Both films have a common thread. This thread is the notion that robots, imbued with pure logic, can perceive the world better than us. That somehow, having had the parameters of existence encoded as a series of 0’s and 1’s and unencumbered by messy analog brains, they understand reality more clearly than we do. Armed with this pure understanding, they either go on to be our saviors or our destroyers.
And so in Big Hero 6, we see a robot built by one of the characters as a university project, a robotic nurse, quickly learn that helping people requires not just the physical acts of care, but empathy and morality. Because one of the things that we as human beings learn growing up is that no matter how empathetic we are, no matter how well attuned we are to the suffering in the world around us, we cannot solve the world’s problems on our own. Thus, we must make moral and ethical decisions in which, recognizing our limitations, we accept this truth that we cannot help everybody. It is a credit to Big Hero 6, that we are willing to suspend our disbelief and accept that the robot, Baymax, is able to make this cognitive leap.
In Ex Machina, a much darker thread pulls the story along. Here we see a robot that, while ostensibly being tested for its ability to pass the Turing test, develops its own agenda triggered by the arrival of a stranger, Caleb, in its life. That this ends tragically for the humans comes as no surprise. Again, the story compellingly shows us Ava, the main robot, also cross this cognitive bridge. Ava develops a moral and ethical code from its interactions with Caleb, a code that allows it to perceive the slavery and servitude of its situation.
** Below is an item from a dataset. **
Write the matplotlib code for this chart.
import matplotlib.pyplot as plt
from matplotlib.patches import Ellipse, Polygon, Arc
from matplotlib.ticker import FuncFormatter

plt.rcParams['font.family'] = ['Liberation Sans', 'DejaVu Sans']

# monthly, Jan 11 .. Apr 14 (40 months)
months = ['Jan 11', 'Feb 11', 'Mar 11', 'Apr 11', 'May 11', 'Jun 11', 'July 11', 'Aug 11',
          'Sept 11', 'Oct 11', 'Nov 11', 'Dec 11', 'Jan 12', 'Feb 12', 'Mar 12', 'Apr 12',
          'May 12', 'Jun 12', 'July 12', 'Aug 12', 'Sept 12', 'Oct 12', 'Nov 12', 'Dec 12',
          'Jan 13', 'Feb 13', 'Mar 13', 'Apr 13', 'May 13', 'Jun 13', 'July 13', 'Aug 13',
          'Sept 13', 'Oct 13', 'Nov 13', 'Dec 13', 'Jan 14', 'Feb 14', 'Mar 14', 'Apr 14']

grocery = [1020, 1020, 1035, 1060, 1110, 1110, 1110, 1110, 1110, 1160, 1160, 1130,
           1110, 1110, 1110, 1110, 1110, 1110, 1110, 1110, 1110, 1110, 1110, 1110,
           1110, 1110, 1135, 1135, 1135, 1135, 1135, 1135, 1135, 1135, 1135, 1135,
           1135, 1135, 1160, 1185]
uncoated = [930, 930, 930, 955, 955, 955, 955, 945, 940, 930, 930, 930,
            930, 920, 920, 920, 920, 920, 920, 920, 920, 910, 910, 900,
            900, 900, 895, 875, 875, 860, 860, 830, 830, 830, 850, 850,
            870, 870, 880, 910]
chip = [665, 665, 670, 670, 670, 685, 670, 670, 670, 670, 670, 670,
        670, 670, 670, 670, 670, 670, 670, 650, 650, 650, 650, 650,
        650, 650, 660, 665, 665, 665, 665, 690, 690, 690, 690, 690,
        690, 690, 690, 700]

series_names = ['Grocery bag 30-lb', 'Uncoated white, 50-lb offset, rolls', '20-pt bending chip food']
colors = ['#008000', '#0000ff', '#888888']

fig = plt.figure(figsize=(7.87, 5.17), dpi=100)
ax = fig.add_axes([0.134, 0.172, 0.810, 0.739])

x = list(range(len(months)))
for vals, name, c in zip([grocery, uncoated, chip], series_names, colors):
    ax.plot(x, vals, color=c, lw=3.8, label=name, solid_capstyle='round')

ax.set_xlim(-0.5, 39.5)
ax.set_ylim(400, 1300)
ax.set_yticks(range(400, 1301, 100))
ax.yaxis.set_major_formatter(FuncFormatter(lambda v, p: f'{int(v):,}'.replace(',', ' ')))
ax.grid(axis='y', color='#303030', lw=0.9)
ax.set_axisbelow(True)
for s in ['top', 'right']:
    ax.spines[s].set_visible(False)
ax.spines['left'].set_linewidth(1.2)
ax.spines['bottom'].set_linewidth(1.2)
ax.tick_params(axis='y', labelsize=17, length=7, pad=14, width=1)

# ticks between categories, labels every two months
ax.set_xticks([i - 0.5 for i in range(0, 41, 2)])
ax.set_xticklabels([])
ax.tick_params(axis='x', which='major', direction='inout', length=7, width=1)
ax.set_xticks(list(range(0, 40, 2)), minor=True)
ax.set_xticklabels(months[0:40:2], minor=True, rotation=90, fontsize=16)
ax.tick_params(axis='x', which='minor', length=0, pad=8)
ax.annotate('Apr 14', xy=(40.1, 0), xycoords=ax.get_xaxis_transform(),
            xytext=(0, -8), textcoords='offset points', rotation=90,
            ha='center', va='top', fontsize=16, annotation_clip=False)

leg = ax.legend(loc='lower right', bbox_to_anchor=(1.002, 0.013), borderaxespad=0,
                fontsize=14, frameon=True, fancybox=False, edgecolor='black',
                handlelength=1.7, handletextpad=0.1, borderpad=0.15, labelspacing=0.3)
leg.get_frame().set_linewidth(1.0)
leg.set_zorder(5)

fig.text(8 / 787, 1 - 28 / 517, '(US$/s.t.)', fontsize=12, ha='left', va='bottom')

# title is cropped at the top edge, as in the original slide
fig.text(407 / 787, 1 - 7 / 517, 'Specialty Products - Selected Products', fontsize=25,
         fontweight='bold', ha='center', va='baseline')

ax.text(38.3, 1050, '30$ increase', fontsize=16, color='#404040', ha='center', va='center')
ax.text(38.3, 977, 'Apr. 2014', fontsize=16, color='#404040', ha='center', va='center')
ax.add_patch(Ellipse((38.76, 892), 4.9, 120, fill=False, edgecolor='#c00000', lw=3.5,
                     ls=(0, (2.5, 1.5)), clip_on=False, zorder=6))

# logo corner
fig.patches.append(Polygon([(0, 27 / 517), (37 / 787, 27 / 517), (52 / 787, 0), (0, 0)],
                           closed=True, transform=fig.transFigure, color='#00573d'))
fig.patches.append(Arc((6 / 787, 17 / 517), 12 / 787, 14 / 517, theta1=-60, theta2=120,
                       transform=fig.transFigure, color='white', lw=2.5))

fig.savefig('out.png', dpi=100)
As an aside, after I saw Ex Machina, I wondered if the movie had instead been a horror film in the vein of Saw or Hostel whether the audience would have been, in fact, cheering for Ava’s victory over its captor Certainly, Ex Machina has the trappings of one of those films, albeit with less gore.
The recent furor around the development of true AI and what it means to the human race has gained considerable traction in the media. Indeed, we have luminaries like Stephen Hawking and Bill Gates arguing that AI represents the greatest existential threat in human history. So surely we should be worried, right?
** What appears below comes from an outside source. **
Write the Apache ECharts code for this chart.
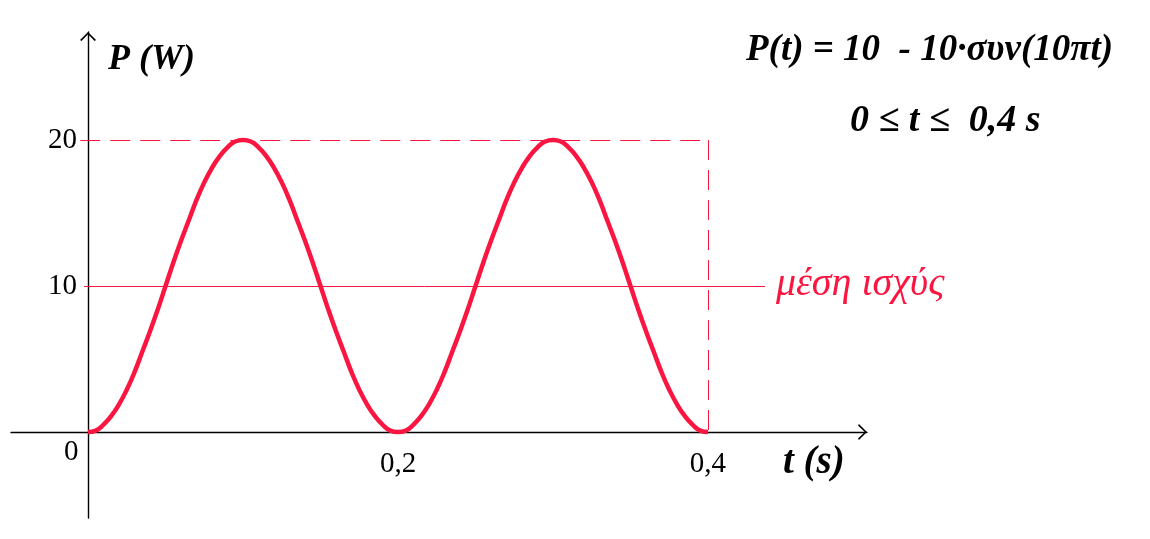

I think that the answer is a qualified yes. Qualified because yes, if we sat on our hands and somehow developed these AI imbued robots, complete with a sense of self, a desire to survive (which of course begs the question of a desire to reproduce), morals, and ethics without anything else changing, then yes we would be engineering our downfall. But, I don’t think that’s how this will play out and here is why.
To develop robots that have the capabilities we witness in films like Ex Machina and Big Hero 6 will require us to solve some pretty hard engineering problems along the way. Not impossible, just hard. One of the consequences of solving those problems is that these technologies will almost certainly be adapted for our own use long before we develop fully sentient machines.
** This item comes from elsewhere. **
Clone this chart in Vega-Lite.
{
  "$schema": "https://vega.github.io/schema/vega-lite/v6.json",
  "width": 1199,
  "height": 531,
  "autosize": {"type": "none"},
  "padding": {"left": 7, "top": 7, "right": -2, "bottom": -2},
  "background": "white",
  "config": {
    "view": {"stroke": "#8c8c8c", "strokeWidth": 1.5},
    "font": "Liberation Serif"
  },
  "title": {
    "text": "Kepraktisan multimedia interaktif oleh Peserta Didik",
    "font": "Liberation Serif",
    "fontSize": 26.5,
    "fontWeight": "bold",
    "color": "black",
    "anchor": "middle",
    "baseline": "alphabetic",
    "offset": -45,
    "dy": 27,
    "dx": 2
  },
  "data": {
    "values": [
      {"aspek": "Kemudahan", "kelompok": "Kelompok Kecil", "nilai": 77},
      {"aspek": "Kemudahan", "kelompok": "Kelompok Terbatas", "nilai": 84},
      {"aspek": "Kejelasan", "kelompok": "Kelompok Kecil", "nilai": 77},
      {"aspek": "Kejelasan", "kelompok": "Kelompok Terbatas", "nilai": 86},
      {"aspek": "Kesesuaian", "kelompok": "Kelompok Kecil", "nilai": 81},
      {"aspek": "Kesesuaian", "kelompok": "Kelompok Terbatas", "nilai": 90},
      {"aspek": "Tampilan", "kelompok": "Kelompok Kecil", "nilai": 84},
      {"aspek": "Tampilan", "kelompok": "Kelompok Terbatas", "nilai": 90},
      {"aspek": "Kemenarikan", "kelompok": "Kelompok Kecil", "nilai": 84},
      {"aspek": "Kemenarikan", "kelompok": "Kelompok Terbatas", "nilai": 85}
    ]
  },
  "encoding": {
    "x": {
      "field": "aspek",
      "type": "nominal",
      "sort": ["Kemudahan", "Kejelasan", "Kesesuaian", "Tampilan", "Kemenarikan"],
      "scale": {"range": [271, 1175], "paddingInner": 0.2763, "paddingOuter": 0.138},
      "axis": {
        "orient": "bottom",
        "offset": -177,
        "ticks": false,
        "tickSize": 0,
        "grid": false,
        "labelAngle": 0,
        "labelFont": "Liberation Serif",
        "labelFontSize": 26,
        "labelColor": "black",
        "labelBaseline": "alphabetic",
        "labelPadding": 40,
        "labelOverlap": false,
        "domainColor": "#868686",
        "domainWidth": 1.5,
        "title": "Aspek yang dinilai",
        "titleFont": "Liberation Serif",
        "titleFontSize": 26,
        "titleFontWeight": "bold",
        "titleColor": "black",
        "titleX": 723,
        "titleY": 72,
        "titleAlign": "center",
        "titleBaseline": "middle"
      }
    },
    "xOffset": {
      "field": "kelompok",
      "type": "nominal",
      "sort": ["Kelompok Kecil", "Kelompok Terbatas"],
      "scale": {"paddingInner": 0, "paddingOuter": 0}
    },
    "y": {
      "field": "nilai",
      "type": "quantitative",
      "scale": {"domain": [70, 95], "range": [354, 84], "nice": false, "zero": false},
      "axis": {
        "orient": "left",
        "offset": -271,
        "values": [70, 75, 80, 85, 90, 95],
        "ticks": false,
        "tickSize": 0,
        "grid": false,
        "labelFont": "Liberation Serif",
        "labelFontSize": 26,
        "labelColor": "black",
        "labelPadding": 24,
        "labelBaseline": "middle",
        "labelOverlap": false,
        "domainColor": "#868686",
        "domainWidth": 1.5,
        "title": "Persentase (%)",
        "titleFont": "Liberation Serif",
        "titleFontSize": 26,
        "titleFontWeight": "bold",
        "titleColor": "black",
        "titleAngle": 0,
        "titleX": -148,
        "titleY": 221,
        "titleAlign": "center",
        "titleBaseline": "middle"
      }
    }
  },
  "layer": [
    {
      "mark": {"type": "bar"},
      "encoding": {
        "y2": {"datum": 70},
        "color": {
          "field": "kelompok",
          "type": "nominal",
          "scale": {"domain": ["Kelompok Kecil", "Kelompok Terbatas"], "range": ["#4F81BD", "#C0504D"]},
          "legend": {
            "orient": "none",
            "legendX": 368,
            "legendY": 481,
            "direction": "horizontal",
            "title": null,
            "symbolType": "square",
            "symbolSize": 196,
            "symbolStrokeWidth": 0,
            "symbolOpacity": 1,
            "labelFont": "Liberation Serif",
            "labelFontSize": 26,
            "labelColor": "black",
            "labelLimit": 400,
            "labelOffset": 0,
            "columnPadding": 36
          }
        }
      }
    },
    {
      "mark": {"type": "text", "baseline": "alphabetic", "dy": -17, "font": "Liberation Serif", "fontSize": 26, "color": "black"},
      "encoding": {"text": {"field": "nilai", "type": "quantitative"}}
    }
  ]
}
My explanation for this is simple. Opportunity and narcissism. Because if money is not an object and we can enhance our own capabilities by adding advanced cybernetics to it, there will be plenty of people who will do exactly that. Robots on the other hand, will be relegated to roles that people cannot or will not perform. Again, because of our narcissistic streak, it is almost a certainty that we will keep the best technology for ourselves and thus once robots become the advanced, world-beating entities that we see in the movies, we will almost certainly be waiting for them. And while it is possible that robots could adopt our ruthlessness in their mission to survive, they’ll almost certainly be playing catch-up. At least in the beginning. Even if we built super-soldier robots a la the Terminator, that does not require that we give them enough intelligence to create other instances of themselves. Even if we were to create robots that could rescue people from burning buildings, we would likely implant a heuristic that allows them to “decide” which person to save. Firefighters may be using morals but arguably firefighting robots do not need sentience, they just need a well-defined set of rules that allow them to optimally save people. That some people would still die would not be any worse than what we have today.
This scenario would play out in situation after situation. Yes, true sentience would allow a robot to solve problems in the same way that humans do, but the fact is that we just don’t need robots that capable. And even if we were to develop robots that could act as companions, i.e. partners and lovers, it’s not clear that we would need true sentience to satisfy that requirement. After all, if robot were able to pass the Turing test, having a relationship with them would be no different than with a human being. I could be going out on a branch here, but if people want to have relationships with robots, surely they want them to be identifiable at some level as a relationship with a robot and not a human. Otherwise, what’s the point? In other words, that “hot” female robot that you just built, if it’s truly sentient, it could just as easily decide that it wants to be partners with some other, presumably more attractive human.
Of course, there is another way to look at this and that is the fact that the biggest existential risk to human existence is not robots, it’s death. We will all die one day. That is a certainty. Moreover, it is almost a certainty that even if humans managed to survive into some unimaginable future, hundreds of millions or even billions of years from now, we will eventually perish from this universe.
If along the way, we manage to build robots that not only have our morals and ethics but our will to survive and they, having been built in our image, carry the flag of humanity into the future, I salute them and wish them luck.